13. Orbene, mentre l’omissione addebitata al giudice a quo deve considerarsi irrilevante ai fini della decisione adottata per quanto riguarda il riconoscimento degli aumenti previsti dalla L. n. 140 del 1985, art. 4- essendo questi dovuti (nella concorrenza degli altri requisiti prescritti dalla medesima disposizione normativa) sulle “pensioni acquisite con più di 780 contributi settimanali” senz’altra specificazione che consenta di distinguere tra le varie prestazioni pensionistiche, a seconda della gestione che ne operi la liquidazione e del tipo di contribuzione versata – al contrario, l’omissione in questione assume significato determinante ai fini dell’attribuzione degli aumenti previsti dall’art. 3 della stessa legge.

14. Quest’ultima disposizione, infatti, menziona, esplicitamente e in via esclusiva, nel primo comma, come destinatarie dell’ivi previsto aumento (pari a L. 100.000 mensili), “le pensioni a carico dell’assicurazione generale obbligatoria per l’invalidità, la vecchiaia e i superstiti dei lavoratori dipendenti e della gestione speciale per i lavoratori delle miniere cave e torbiere” di importo superiore al trattamento minimo (fin dalla data di decorrenza o da epoca posteriore) e successivamente assorbite nel trattamento minimo;

dove per “pensioni a carico” non possono che intendersi, secondo le regole proprie dell’ordinamento previdenziale, le pensioni liquidate (e, pertanto, corrisposte) dall’assicurazione generale dei lavoratori dipendenti e dalla gestione speciale per i lavoratori delle miniere cave e torbiere.

15. In relazione a tale esplicito e specifico dettato normativo, non può fornire ulteriori e divergenti criteri di interpretazione l’argomento del controricorso (che va, di conseguenza, disatteso), secondo cui occorrerebbe tener conto della L. n. 233 del 1990, art. 16, il quale, riferendosi alle pensioni liquidate nelle gestioni autonome con il cumulo di contributi versati nell’assicurazione generale obbligatoria dei lavoratori dipendenti, le considera come un unico trattamento, si che ogni pensione dovrebbe considerarsi una pensione “a carico” dell’AGO, sia pure pro quota.

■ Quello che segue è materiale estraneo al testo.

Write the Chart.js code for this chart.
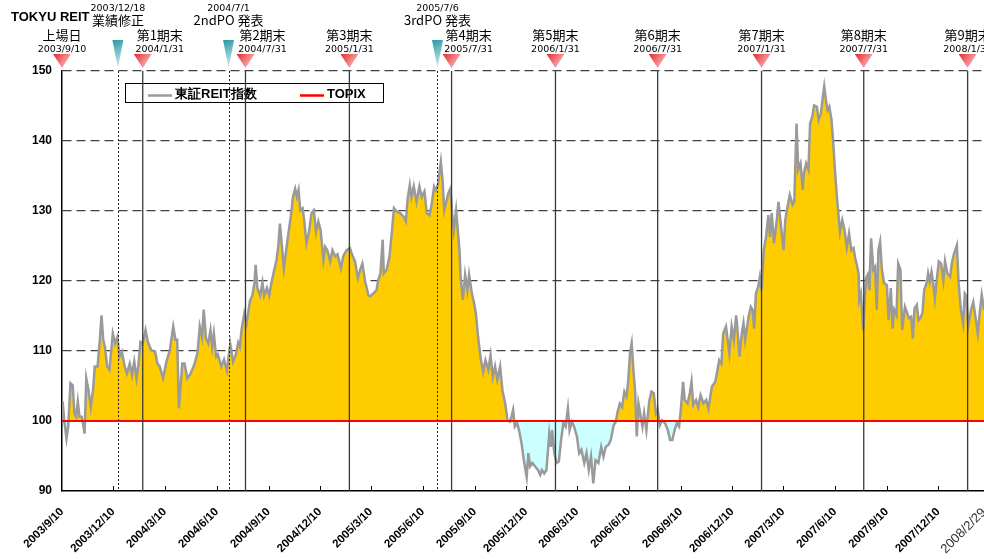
<!DOCTYPE html>
<html>
<head>
<meta charset="utf-8">
<script src="https://cdn.jsdelivr.net/npm/chart.js@4.4.1/dist/chart.umd.min.js"></script>
<style>
  html, body { margin: 0; padding: 0; background: #ffffff; }
  #wrap { width: 984px; height: 559px; position: relative; }
</style>
</head>
<body>
<div id="wrap"><canvas id="c" width="984" height="559"></canvas></div>
<script>
// Relative performance of TOKYU REIT vs. TOPIX (both = 100 on the listing day).
const BASE_DATE = '2003/9/10';

// x-axis tick labels (quarterly, plus the last observation date)
const tickLabels = ['2003/9/10', '2003/12/10', '2004/3/10', '2004/6/10', '2004/9/10', '2004/12/10',
  '2005/3/10', '2005/6/10', '2005/9/10', '2005/12/10', '2006/3/10', '2006/6/10', '2006/9/10',
  '2006/12/10', '2007/3/10', '2007/6/10', '2007/9/10', '2007/12/10', '2008/2/29'];

// Listing day and fiscal period ends
const periodLabels = ['上場日', '第1期末', '第2期末', '第3期末', '第4期末', '第5期末', '第6期末', '第7期末', '第8期末', '第9期末'];
const periodDates = ['2003/9/10', '2004/1/31', '2004/7/31', '2005/1/31', '2005/7/31', '2006/1/31', '2006/7/31', '2007/1/31', '2007/7/31', '2008/1/31'];

// Announcements
const eventLabels = ['業績修正', '2ndPO 発表', '3rdPO 発表'];
const eventDates = ['2003/12/18', '2004/7/1', '2005/7/6'];

// TOPIX benchmark level
const topixLevel = 100;

// TOKYU REIT relative index: [days since listing, value]
const reitSeries = [
  [0,100.0],[1,102.8],[4,100.1],[8,97.5],[11,99.2],[15,105.4],[19,105.1],[22,101.1],[25,100.6],[28,102.8],
  [31,100.6],[35,100.6],[40,98.2],[43,106.1],[47,104.4],[51,102.0],[55,104.4],[58,107.8],[63,107.8],[67,111.6],
  [70,115.1],[73,111.6],[76,110.6],[80,107.8],[84,107.3],[90,112.5],[94,111.1],[98,112.0],[102,109.2],[106,109.9],
  [111,107.8],[115,106.8],[120,108.2],[124,106.6],[128,108.5],[132,106.1],[135,107.8],[139,111.3],[143,111.1],[148,113.0],
  [152,111.3],[158,110.1],[165,109.9],[169,108.2],[173,107.8],[179,106.1],[185,108.5],[191,110.1],[197,113.5],[201,111.6],
  [204,111.6],[207,101.8],[213,108.2],[217,108.2],[222,106.1],[228,106.8],[234,108.0],[240,109.7],[244,113.5],[248,112.0],
  [251,115.9],[255,111.8],[259,111.1],[263,113.0],[266,110.6],[269,112.5],[273,109.2],[276,109.5],[282,107.8],[287,108.8],
  [292,107.2],[298,111.0],[303,108.5],[308,109.5],[312,111.2],[315,110.6],[318,113.0],[323,115.4],[327,114.0],[333,117.2],
  [337,117.9],[341,119.8],[343,122.3],[346,119.0],[351,117.9],[355,119.8],[358,117.9],[363,119.0],[367,117.9],[371,119.8],
  [376,121.6],[380,123.0],[383,124.9],[386,128.2],[389,125.4],[393,121.8],[397,124.4],[401,126.8],[406,129.7],[409,132.0],
  [413,133.2],[416,132.0],[419,133.0],[422,130.1],[426,130.4],[429,128.7],[433,125.4],[437,126.8],[442,129.7],[446,130.1],
  [450,127.0],[454,128.5],[458,127.3],[463,123.0],[466,124.9],[470,124.4],[475,122.8],[479,124.4],[484,123.5],[488,123.8],
  [494,121.8],[498,123.5],[504,124.4],[510,124.7],[514,123.7],[519,122.8],[524,120.4],[528,121.6],[532,122.5],[537,119.9],
  [543,117.9],[546,117.8],[551,118.2],[557,118.7],[560,120.1],[564,121.1],[568,125.9],[570,121.1],[575,121.6],[580,123.5],
  [584,126.8],[588,130.4],[593,129.9],[599,129.7],[605,129.2],[609,128.5],[612,131.6],[616,133.7],[619,132.0],[623,133.5],
  [628,131.3],[633,133.5],[637,132.0],[642,132.8],[646,129.7],[651,129.4],[655,131.1],[659,133.5],[662,133.0],[666,133.8],
  [671,137.0],[674,134.4],[677,130.1],[680,131.1],[684,132.5],[688,133.2],[691,129.7],[694,127.3],[698,130.1],[701,127.3],
  [704,124.4],[706,120.6],[710,117.3],[714,120.9],[718,118.7],[721,120.9],[726,118.2],[730,116.8],[733,115.4],[737,112.0],
  [742,108.7],[746,107.0],[750,108.7],[755,107.3],[759,109.4],[763,106.3],[767,107.8],[771,105.9],[776,107.8],[780,104.4],
  [785,102.5],[789,100.1],[793,99.9],[796,100.6],[799,101.6],[802,99.2],[806,99.7],[810,98.5],[814,96.8],[818,94.4],
  [823,92.0],[826,95.4],[829,93.5],[833,94.0],[838,93.5],[843,93.0],[847,92.3],[850,93.0],[854,92.5],[858,93.0],
  [863,98.2],[866,96.3],[868,98.7],[872,95.4],[876,94.0],[880,94.2],[884,97.3],[888,99.7],[892,99.2],[896,101.8],
  [899,98.7],[903,99.9],[907,99.2],[912,97.8],[916,95.4],[920,95.9],[925,94.0],[929,95.4],[933,93.0],[937,94.9],
  [941,91.1],[945,94.4],[950,94.0],[955,96.3],[959,94.9],[963,96.3],[968,96.6],[972,97.3],[977,99.4],[981,99.9],
  [984,101.3],[988,102.5],[992,102.0],[996,104.2],[1000,103.5],[1003,105.9],[1006,109.7],[1009,111.1],[1012,107.3],[1015,104.4],
  [1018,97.8],[1021,102.5],[1024,101.1],[1028,99.2],[1031,101.1],[1035,98.7],[1040,102.8],[1044,104.2],[1048,104.0],[1052,101.1],
  [1055,101.6],[1059,99.4],[1063,100.1],[1068,99.7],[1073,98.7],[1077,97.3],[1081,97.3],[1085,98.7],[1089,99.7],[1093,99.2],
  [1096,101.6],[1100,105.6],[1103,103.0],[1108,102.5],[1112,104.0],[1115,105.6],[1118,102.3],[1123,103.0],[1127,102.0],[1131,103.7],
  [1136,102.5],[1141,103.0],[1145,101.8],[1151,104.9],[1157,105.6],[1161,107.3],[1164,108.7],[1168,108.2],[1171,112.5],[1176,113.5],
  [1179,111.6],[1182,109.7],[1186,113.5],[1190,111.6],[1194,115.1],[1196,113.5],[1200,109.2],[1204,112.5],[1207,114.0],[1210,111.6],
  [1216,114.9],[1220,116.3],[1223,115.9],[1226,113.2],[1229,118.2],[1233,119.2],[1236,120.6],[1239,118.7],[1243,124.4],[1247,126.3],
  [1251,129.4],[1254,126.3],[1257,129.7],[1261,125.4],[1266,128.7],[1269,131.3],[1273,128.2],[1278,124.4],[1281,128.7],[1285,130.6],
  [1289,132.3],[1294,130.9],[1297,131.3],[1301,142.5],[1304,135.9],[1308,136.8],[1312,133.0],[1314,135.4],[1318,136.8],[1322,135.9],
  [1325,142.5],[1329,143.5],[1332,145.1],[1337,144.9],[1340,143.0],[1344,143.9],[1347,145.9],[1350,147.8],[1353,145.9],[1356,144.4],
  [1359,144.9],[1363,143.0],[1366,139.7],[1369,135.9],[1372,132.5],[1378,127.0],[1382,128.7],[1386,127.3],[1390,124.8],[1394,126.8],
  [1398,124.4],[1402,124.7],[1405,123.2],[1408,122.3],[1411,120.9],[1412,117.3],[1415,118.2],[1419,113.0],[1424,120.4],[1427,120.9],
  [1430,118.7],[1433,126.1],[1437,121.6],[1440,122.0],[1443,115.9],[1446,124.4],[1449,125.6],[1452,121.8],[1456,119.7],[1461,119.4],
  [1464,114.4],[1468,119.0],[1471,113.2],[1474,115.9],[1478,115.1],[1481,122.5],[1485,121.6],[1488,113.0],[1493,116.3],[1497,115.4],
  [1500,114.7],[1504,114.9],[1507,111.8],[1510,116.1],[1514,116.6],[1517,114.4],[1520,114.7],[1524,115.4],[1527,118.7],[1532,119.9],
  [1534,121.1],[1537,119.9],[1540,121.3],[1543,119.7],[1546,117.5],[1549,119.9],[1553,122.8],[1557,122.5],[1561,120.1],[1564,122.8],
  [1568,121.1],[1573,120.6],[1576,122.5],[1580,123.9],[1585,125.1],[1588,119.7],[1592,115.9],[1596,114.0],[1599,118.2],[1602,117.8],
  [1605,113.5],[1610,115.9],[1614,117.0],[1617,115.4],[1622,112.5],[1626,115.9],[1629,118.0],[1633,115.9]
];

// ---- helpers ----
function dayOf(s) {
  const [y, m, d] = s.split('/').map(Number);
  const [by, bm, bd] = BASE_DATE.split('/').map(Number);
  return Math.round((Date.UTC(y, m - 1, d) - Date.UTC(by, bm - 1, bd)) / 864e5);
}
const tickDays = tickLabels.map(dayOf);
const xMax = tickDays[tickDays.length - 1];

const SANS = '"Liberation Sans", Arial, sans-serif';
const CJK = '"Noto Sans CJK JP", "Noto Sans", sans-serif';
const SMALL = '"DejaVu Sans", sans-serif';

function triangle(ctx, x, tipY, w, h, c1, c2) {
  const g = ctx.createLinearGradient(x - w / 2, tipY - h, x + w / 2, tipY);
  g.addColorStop(0, c1);
  g.addColorStop(1, c2);
  ctx.fillStyle = g;
  ctx.beginPath();
  ctx.moveTo(x - w / 2, tipY - h);
  ctx.lineTo(x + w / 2, tipY - h);
  ctx.lineTo(x, tipY);
  ctx.closePath();
  ctx.fill();
}

// legend box, event lines, inner tick marks, header markers
const overlay = {
  id: 'overlay',
  afterDraw(chart) {
    const { ctx, chartArea: a, scales: { x } } = chart;
    ctx.save();

    // inward tick marks on the x axis
    ctx.strokeStyle = '#000';
    ctx.lineWidth = 1;
    tickDays.forEach((d, i) => {
      if (i === 0 || i === tickDays.length - 1) return;
      const px = Math.round(x.getPixelForValue(d)) + 0.5;
      ctx.beginPath();
      ctx.moveTo(px, a.bottom);
      ctx.lineTo(px, a.bottom - 5);
      ctx.stroke();
    });

    // legend
    const lx = a.left + 63, ly = a.top + 12, lw = 258, lh = 19;
    ctx.fillStyle = '#fff';
    ctx.fillRect(lx, ly, lw, lh);
    ctx.strokeStyle = '#000';
    ctx.lineWidth = 1;
    ctx.strokeRect(lx + 0.5, ly + 0.5, lw, lh);
    const ds = chart.data.datasets;
    const items = [{ ds: ds[0], x: lx + 23 }, { ds: ds[1], x: lx + 175 }];
    ctx.font = 'bold 13px ' + SANS;
    ctx.textBaseline = 'middle';
    ctx.textAlign = 'left';
    items.forEach(it => {
      ctx.strokeStyle = it.ds.borderColor;
      ctx.lineWidth = 2.5;
      ctx.beginPath();
      ctx.moveTo(it.x, ly + 12.5);
      ctx.lineTo(it.x + 24, ly + 12.5);
      ctx.stroke();
      ctx.fillStyle = '#000';
      ctx.fillText(it.ds.label, it.x + 27, ly + 11);
    });

    // announcement lines (dotted)
    const eventPx = eventDates.map(d => x.getPixelForValue(dayOf(d)));
    ctx.strokeStyle = '#222';
    ctx.lineWidth = 1;
    ctx.setLineDash([2, 2]);
    eventPx.forEach(px => {
      const p = Math.round(px) + 0.5;
      ctx.beginPath();
      ctx.moveTo(p, a.top);
      ctx.lineTo(p, a.bottom);
      ctx.stroke();
    });
    ctx.setLineDash([]);

    // period-end lines (solid)
    const periodPx = periodDates.map(d => x.getPixelForValue(dayOf(d)));
    ctx.strokeStyle = '#3a3a3a';
    ctx.lineWidth = 1.3;
    periodPx.forEach((px, i) => {
      if (i === 0) return;
      ctx.beginPath();
      ctx.moveTo(px, a.top);
      ctx.lineTo(px, a.bottom);
      ctx.stroke();
    });

    // header title
    ctx.fillStyle = '#000';
    ctx.textAlign = 'left';
    ctx.textBaseline = 'middle';
    ctx.font = 'bold 13px ' + SANS;
    ctx.fillText('TOKYU REIT', 11, 17);

    // announcement markers
    eventPx.forEach((px, i) => {
      triangle(ctx, px, a.top - 3, 11, 28, '#2b98a4', '#dff6f8');
      ctx.fillStyle = '#000';
      ctx.textAlign = 'center';
      ctx.font = '9.5px ' + SMALL;
      ctx.fillText(eventDates[i], px, a.top - 62.5);
      ctx.font = '13px ' + CJK;
      ctx.fillText(eventLabels[i], px, a.top - 51);
    });

    // period-end markers
    periodPx.forEach((px, i) => {
      triangle(ctx, px, a.top - 3, 18, 14, '#e4262c', '#ffd6d6');
      const near = eventPx.some(e => px - e > 0 && px - e < 30);
      const tx = near ? px + 17 : px;
      ctx.fillStyle = '#000';
      ctx.textAlign = 'center';
      ctx.font = '13px ' + CJK;
      ctx.fillText(periodLabels[i], tx, a.top - 36);
      ctx.font = '9.5px ' + SMALL;
      ctx.fillText(periodDates[i], tx, a.top - 21);
    });

    ctx.restore();
  }
};

new Chart(document.getElementById('c'), {
  type: 'line',
  data: {
    datasets: [
      {
        label: '東証REIT指数',
        data: reitSeries.map(([d, v]) => ({ x: d, y: v })),
        borderColor: '#9a9a9a',
        borderWidth: 2.5,
        pointRadius: 0,
        tension: 0,
        fill: { target: { value: topixLevel }, above: '#ffcc00', below: '#ccffff' },
        order: 1
      },
      {
        label: 'TOPIX',
        data: [{ x: 0, y: topixLevel }, { x: xMax, y: topixLevel }],
        borderColor: '#ff0000',
        borderWidth: 2,
        pointRadius: 0,
        fill: false,
        order: 0
      }
    ]
  },
  options: {
    responsive: false,
    devicePixelRatio: 1,
    animation: false,
    events: [],
    layout: { padding: { left: 0, top: 71, right: 0, bottom: 0 } },
    plugins: { legend: { display: false }, tooltip: { enabled: false } },
    scales: {
      x: {
        type: 'linear',
        min: 0,
        max: xMax,
        offset: false,
        grid: { display: false },
        border: { display: true, color: '#000', width: 1.5 },
        afterBuildTicks(scale) { scale.ticks = tickDays.map(v => ({ value: v })); },
        afterFit(scale) { scale.height = 68; scale.paddingLeft = 0; scale.paddingRight = 0; },
        ticks: {
          autoSkip: false,
          minRotation: 45,
          maxRotation: 45,
          padding: 6,
          color: ctx => (ctx.index === tickLabels.length - 1 ? '#333' : '#000'),
          font: ctx => (ctx.index === tickLabels.length - 1
            ? { family: SANS, size: 13, weight: 'normal' }
            : { family: SANS, size: 11.5, weight: 'bold' }),
          callback: (v, i) => tickLabels[i]
        }
      },
      y: {
        min: 90,
        max: 150,
        grid: {
          drawTicks: false,
          color: ctx => (ctx.tick && (ctx.tick.value === 90 || ctx.tick.value === topixLevel) ? 'rgba(0,0,0,0)' : '#404040'),
          lineWidth: 1.3
        },
        border: { display: true, color: '#000', width: 1.5, dash: [9, 5] },
        afterFit(scale) { scale.width = 62; },
        ticks: {
          stepSize: 10,
          padding: 10,
          color: '#000',
          font: { family: SANS, size: 12, weight: 'bold' }
        }
      }
    }
  },
  plugins: [overlay]
});
</script>
</body>
</html>
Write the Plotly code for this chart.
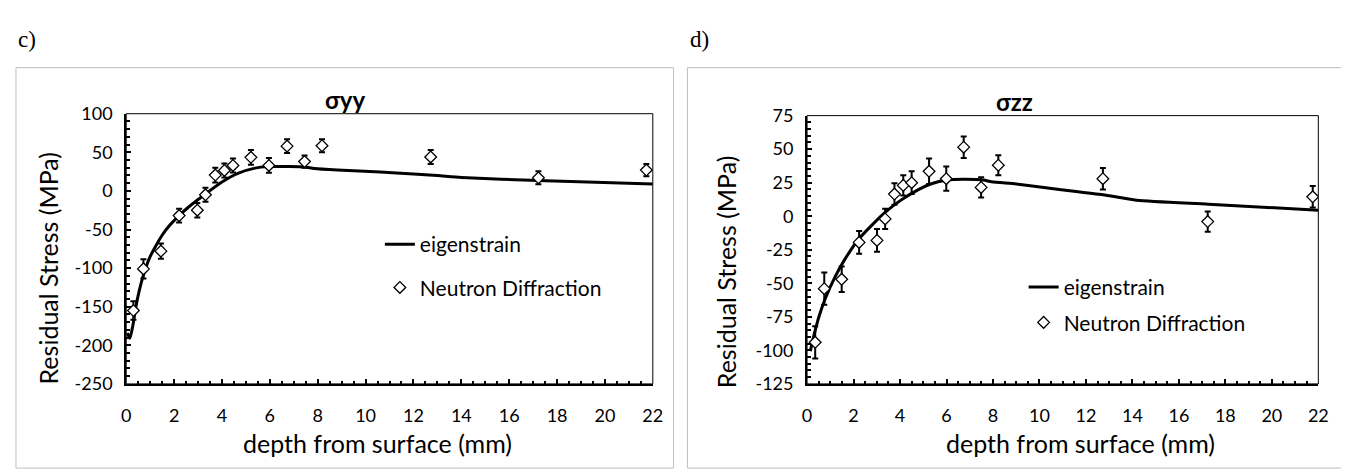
import plotly.graph_objects as go

# ---------------- data ----------------
# sigma_yy (panel c)
yy_nd_depth = [0.30, 0.72, 1.45, 2.21, 2.97, 3.31, 3.72, 4.10, 4.46, 5.21, 5.96, 6.72, 7.45, 8.18, 12.72, 17.22, 21.73]
yy_nd_stress = [-155, -101, -78, -32, -25, -5, 20.5, 26.5, 33, 43.5, 33, 58, 38, 58.5, 44, 17, 27]
yy_nd_err = [12, 12.5, 10, 9, 9.5, 9, 9.5, 9, 9, 9.5, 9.5, 9, 8, 8.5, 9, 8.5, 8]
yy_eig_depth = [0.05, 0.15, 0.28, 0.41, 0.55, 0.69, 0.97, 1.24, 1.52, 1.79, 2.21, 2.62, 3.31, 4.0, 4.69, 5.38,
                5.93, 6.76, 7.45, 7.86, 8.83, 10.62, 12.0, 13.0, 14.0, 17.2, 22.0]
yy_eig_stress = [-184, -191, -174, -149, -128.5, -112, -87, -71, -56.5, -45.5, -32, -20.5, -4, 11.5, 23, 29.5,
                 31.5, 31.5, 31, 29, 27, 24.5, 22, 20, 17.5, 13.5, 9]

# sigma_zz (panel d)
zz_nd_depth = [0.35, 0.74, 1.49, 2.24, 3.01, 3.36, 3.76, 4.14, 4.50, 5.25, 5.99, 6.74, 7.49, 8.23, 12.73, 17.24, 21.76]
zz_nd_stress = [-94, -54, -47, -19.5, -18, -2, 16.5, 23, 25, 33.5, 28, 51.5, 21.5, 38, 28, -4, 14.5]
zz_nd_err = [12, 12, 9.5, 8.5, 8.5, 7.5, 8, 7.5, 8.5, 9.5, 9, 8, 7.5, 7.5, 8, 7.5, 8]
zz_eig_depth = [0.14, 0.28, 0.50, 0.78, 1.21, 1.63, 2.20, 2.77, 3.33, 4.04, 4.75, 5.32, 6.03, 6.74, 7.59, 7.94,
                9.0, 10.85, 12.73, 14.18, 17.27, 22.0]
zz_eig_stress = [-100.5, -90, -75.5, -61.5, -45, -32, -17.5, -7, 2.5, 12, 19.5, 24, 27, 27.5, 27, 25.7,
                 24, 20, 16, 12, 9, 4.5]

x_ticks = [0, 2, 4, 6, 8, 10, 12, 14, 16, 18, 20, 22]
yy_ticks = [-250, -200, -150, -100, -50, 0, 50, 100]
zz_ticks = [-125, -100, -75, -50, -25, 0, 25, 50, 75]

panel_labels = ["c)", "d)"]
panel_titles = ["σyy", "σzz"]
x_title = "depth from surface (mm)"
y_title = "Residual Stress (MPa)"
eig_name = "eigenstrain"
nd_name = "Neutron Diffraction"

# ---------------- layout helpers ----------------
W, H = 1349, 472
FONT = "Lato"


def fx(p):
    return p / W


def fy(p):
    return 1 - p / H


fig = go.Figure()

# panel c traces
fig.add_trace(go.Scatter(x=yy_eig_depth, y=yy_eig_stress, mode="lines", name=eig_name,
                         line=dict(color="black", width=3, shape="spline", smoothing=0.6),
                         xaxis="x", yaxis="y", legend="legend", legendgroup="a"))
fig.add_trace(go.Scatter(x=yy_nd_depth, y=yy_nd_stress, mode="markers", name=nd_name,
                         marker=dict(symbol="diamond", size=9, color="white",
                                     line=dict(color="black", width=1.3)),
                         error_y=dict(type="data", array=yy_nd_err, color="black", thickness=2, width=3),
                         xaxis="x", yaxis="y", legend="legend", legendgroup="b"))
# panel d traces
fig.add_trace(go.Scatter(x=zz_eig_depth, y=zz_eig_stress, mode="lines", name=eig_name,
                         line=dict(color="black", width=3, shape="spline", smoothing=0.6),
                         xaxis="x2", yaxis="y2", legend="legend2", legendgroup="c"))
fig.add_trace(go.Scatter(x=zz_nd_depth, y=zz_nd_stress, mode="markers", name=nd_name,
                         marker=dict(symbol="diamond", size=9, color="white",
                                     line=dict(color="black", width=1.3)),
                         error_y=dict(type="data", array=zz_nd_err, color="black", thickness=2, width=3),
                         xaxis="x2", yaxis="y2", legend="legend2", legendgroup="d"))


def xaxis_cfg(domain, anchor):
    return dict(domain=domain, anchor=anchor, range=[0, 22], showline=True, linewidth=2, linecolor="black",
                ticks="inside", ticklen=5, tickwidth=2, tickcolor="black", showgrid=False, zeroline=False,
                tickmode="array", tickvals=x_ticks, ticktext=[str(v) for v in x_ticks],
                tickfont=dict(family=FONT, size=18, color="black"), ticklabelstandoff=14,
                minor=dict(ticks="inside", ticklen=3, tickwidth=1.5, tickcolor="black", dtick=0.5, tick0=0,
                           showgrid=False),
                fixedrange=True)


def yaxis_cfg(domain, anchor, rng, ticks, minor_dt):
    return dict(domain=domain, anchor=anchor, range=rng, showline=True, linewidth=2, linecolor="black",
                ticks="inside", ticklen=5, tickwidth=2, tickcolor="black", showgrid=False, zeroline=False,
                tickmode="array", tickvals=ticks, ticktext=[str(v) for v in ticks],
                tickfont=dict(family=FONT, size=18, color="black"), ticklabelstandoff=8,
                minor=dict(ticks="inside", ticklen=4, tickwidth=1.5, tickcolor="black", dtick=minor_dt,
                           tick0=0, showgrid=False),
                fixedrange=True)


shapes = []
# outer chart boxes
for (x0, x1) in [(3, 668), (682, 1344)]:
    shapes.append(dict(type="rect", xref="paper", yref="paper", x0=fx(x0), x1=fx(x1), y0=fy(470), y1=fy(50),
                       line=dict(color="#BFBFBF", width=1), layer="below"))
# thin plot-area borders
for xr, yr in [("x domain", "y domain"), ("x2 domain", "y2 domain")]:
    shapes.append(dict(type="rect", xref=xr, yref=yr, x0=0, x1=1, y0=0, y1=1,
                       line=dict(color="black", width=1), layer="below"))

annotations = []
# panel letters
for lbl, xp in zip(panel_labels, [3, 683]):
    annotations.append(dict(text=lbl, xref="paper", yref="paper", x=fx(xp), y=fy(20), xanchor="left",
                            yanchor="middle", showarrow=False,
                            font=dict(family="Liberation Serif", size=23, color="black")))
# chart titles
for t, xp, yp in zip(panel_titles, [335.5, 1013], [83, 85]):
    annotations.append(dict(text="<b>" + t + "</b>", xref="paper", yref="paper", x=fx(xp), y=fy(yp),
                            xanchor="center", yanchor="middle", showarrow=False,
                            font=dict(family=FONT, size=24, color="black")))
# axis titles
for xp in [369, 1080]:
    annotations.append(dict(text=x_title, xref="paper", yref="paper", x=fx(xp), y=fy(444),
                            xanchor="center", yanchor="middle", showarrow=False,
                            font=dict(family=FONT, size=25, color="black")))
for xp, yp in [(35, 260), (720.5, 264)]:
    annotations.append(dict(text=y_title, xref="paper", yref="paper", x=fx(xp), y=fy(yp),
                            xanchor="center", yanchor="middle", showarrow=False, textangle=-90,
                            font=dict(family=FONT, size=25, color="black")))

legend_common = dict(xanchor="left", yanchor="top", bgcolor="rgba(0,0,0,0)", borderwidth=0,
                     font=dict(family=FONT, size=21, color="black"), traceorder="grouped")

fig.update_layout(
    width=W, height=H,
    margin=dict(l=0, r=0, t=0, b=0),
    paper_bgcolor="white", plot_bgcolor="white",
    xaxis=xaxis_cfg([fx(114.5), fx(647)], "y"),
    yaxis=yaxis_cfg([fy(381.7), fy(98.3)], "x", [-250, 100], yy_ticks, 10),
    xaxis2=xaxis_cfg([fx(803), fx(1320)], "y2"),
    yaxis2=yaxis_cfg([fy(381.7), fy(100.3)], "x2", [-125, 75], zz_ticks, 5),
    legend=dict(x=fx(371), y=fy(214), tracegroupgap=13, **legend_common),
    legend2=dict(x=fx(1022), y=fy(259), tracegroupgap=5, **legend_common),
    shapes=shapes,
    annotations=annotations,
    showlegend=True,
)

fig.write_html("out.html")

15. Deve, quindi, concludersi nel senso che gli aumenti di cui alla L. n. 140 del 1985, art. 3, sono stabiliti ad esclusivo vantaggio delle pensioni indicate in questa stessa norma, ossia delle pensioni a carico dell’assicurazione generale obbligatoria dei lavoratori dipendenti e della gestione speciale per i lavoratori delle miniere, cave e torbiere; conseguentemente gli aumenti in questione non spettano sulle pensioni liquidate a carico di altre gestioni, ancorchè acquisite con il cumulo di contributi di lavoro dipendente.

16. Per tutte le considerazioni su esposte, mentre deve ritenersi che la sentenza impugnata non sia suscettibile di cassazione per quanto riguarda l’affermazione del diritto della B. agli aumenti previsti dalla L. n. 140 del 1985, art. 4, se ne impone, invece l’annullamento in punto di spettanza dell’aumento previsto dall’art. 3 della stessa legge, non essendo stato compiuto alcun accertamento in ordine al tipo di pensione della quale in concreto era titolare la odierna resistente.

17. Per la verifica di tale indispensabile elemento di fatto la causa va rinviata ad altro giudice di merito, designato nella stessa Corte d’appello di Bologna, in diversa composizione, che provvederà anche alla regolazione delle spese del giudizio di cassazione.

P.Q.M.

La Corte accoglie il ricorso nei sensi di cui in motivazione; cassa, nei limiti di tale accoglimento, la sentenza impugnata e rinvia la causa, anche per la regolazione delle spese del giudizio di cassazione, alla Corte d’appello di Bologna in diversa composizione.

Così deciso in Roma, il 22 novembre 2011.